- Work to be completed: Exactly as written, write out the lines below from the first to the one containing "d3.scaleLinear().domain([0, yMax]).range([mBottom, mTop]);", inclusive. Pictures do not belong in the copy.

- Material:
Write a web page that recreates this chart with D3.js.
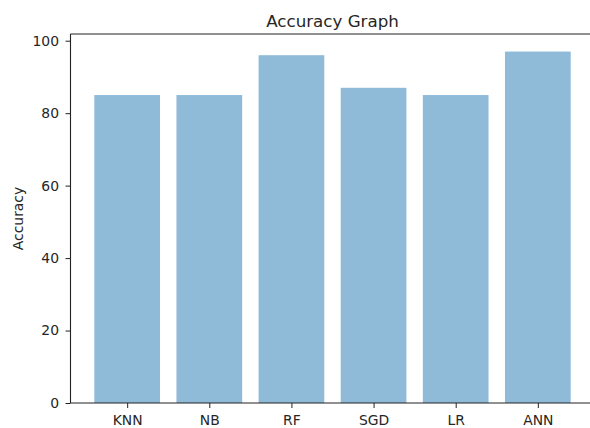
<!DOCTYPE html>
<html><head><meta charset="utf-8">
<script src="https://cdn.jsdelivr.net/npm/d3@7"></script>
<style>
html,body{margin:0;padding:0;background:#fff;}
text{font-family:"DejaVu Sans",sans-serif;fill:#262626;}
</style></head>
<body><svg id="c" width="590" height="428"></svg>
<script>
const categories = ["KNN","NB","RF","SGD","LR","ANN"];
const accuracy = [85, 85, 96, 87, 85, 97];
const yTicks = [0, 20, 40, 60, 80, 100];
const title = "Accuracy Graph";
const yLabel = "Accuracy";

(function(){
const svg = d3.select("#c");
const mLeft = 70.5, mRight = 594.5, mTop = 34, mBottom = 403;
const barWidth = 0.8;
const n = categories.length;
const xMin = -barWidth/2 - 0.05*(n - 1 + barWidth), xMax = n - 1 + barWidth/2 + 0.05*(n - 1 + barWidth);
const x = d3.scaleLinear().domain([xMin, xMax]).range([mLeft, mRight]);
const yMax = d3.max(accuracy) * 1.05;
const y = d3.scaleLinear().domain([0, yMax]).range([mBottom, mTop]);

// bars
svg.append("g").selectAll("rect").data(accuracy).join("rect")
  .attr("x", (d,i) => x(i - barWidth/2))
  .attr("width", (d,i) => x(i + barWidth/2) - x(i - barWidth/2))
  .attr("y", d => y(d))
  .attr("height", d => y(0) - y(d))
  .attr("fill", "rgb(143,187,217)");

// axes
const yAxis = d3.axisLeft(y).tickValues(yTicks).tickSize(5).tickPadding(6.5).tickFormat(d3.format("d"));
const gy = svg.append("g").attr("transform", `translate(${mLeft},0)`).call(yAxis);
const xAxis = d3.axisBottom(x).tickValues(d3.range(n)).tickSize(5).tickPadding(7).tickFormat(i => categories[i]);
const gx = svg.append("g").attr("transform", `translate(0,${mBottom})`).call(xAxis);
[gx, gy].forEach(g => {
  g.selectAll("text").style("font-size", "13.9px").attr("fill", "#262626");
  g.selectAll("line").attr("stroke", "#222").attr("stroke-width", 1);
  g.select(".domain").remove();
});

// spines
const spine = (x1,y1,x2,y2) => svg.append("line").attr("x1", x1).attr("x2", x2).attr("y1", y1).attr("y2", y2).attr("stroke", "#222").attr("stroke-width", 1.1);
spine(mLeft, mTop, mLeft, mBottom);
spine(mLeft, mBottom, mRight, mBottom);
spine(mLeft, mTop, mRight, mTop);
spine(mRight, mTop, mRight, mBottom);

// title
svg.append("text").attr("x", (mLeft + mRight) / 2).attr("y", 26.5).attr("text-anchor", "middle")
  .style("font-size", "16.7px").text(title);

// y label
svg.append("text").attr("transform", `translate(22.5,${(mTop + mBottom) / 2}) rotate(-90)`)
  .attr("text-anchor", "middle").style("font-size", "13.9px").text(yLabel);
})();
</script></body></html>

- Worked answer:
Write a web page that recreates this chart with D3.js.
<!DOCTYPE html>
<html><head><meta charset="utf-8">
<script src="https://cdn.jsdelivr.net/npm/d3@7"></script>
<style>
html,body{margin:0;padding:0;background:#fff;}
text{font-family:"DejaVu Sans",sans-serif;fill:#262626;}
</style></head>
<body><svg id="c" width="590" height="428"></svg>
<script>
const categories = ["KNN","NB","RF","SGD","LR","ANN"];
const accuracy = [85, 85, 96, 87, 85, 97];
const yTicks = [0, 20, 40, 60, 80, 100];
const title = "Accuracy Graph";
const yLabel = "Accuracy";

(function(){
const svg = d3.select("#c");
const mLeft = 70.5, mRight = 594.5, mTop = 34, mBottom = 403;
const barWidth = 0.8;
const n = categories.length;
const xMin = -barWidth/2 - 0.05*(n - 1 + barWidth), xMax = n - 1 + barWidth/2 + 0.05*(n - 1 + barWidth);
const x = d3.scaleLinear().domain([xMin, xMax]).range([mLeft, mRight]);
const yMax = d3.max(accuracy) * 1.05;
const y = d3.scaleLinear().domain([0, yMax]).range([mBottom, mTop]);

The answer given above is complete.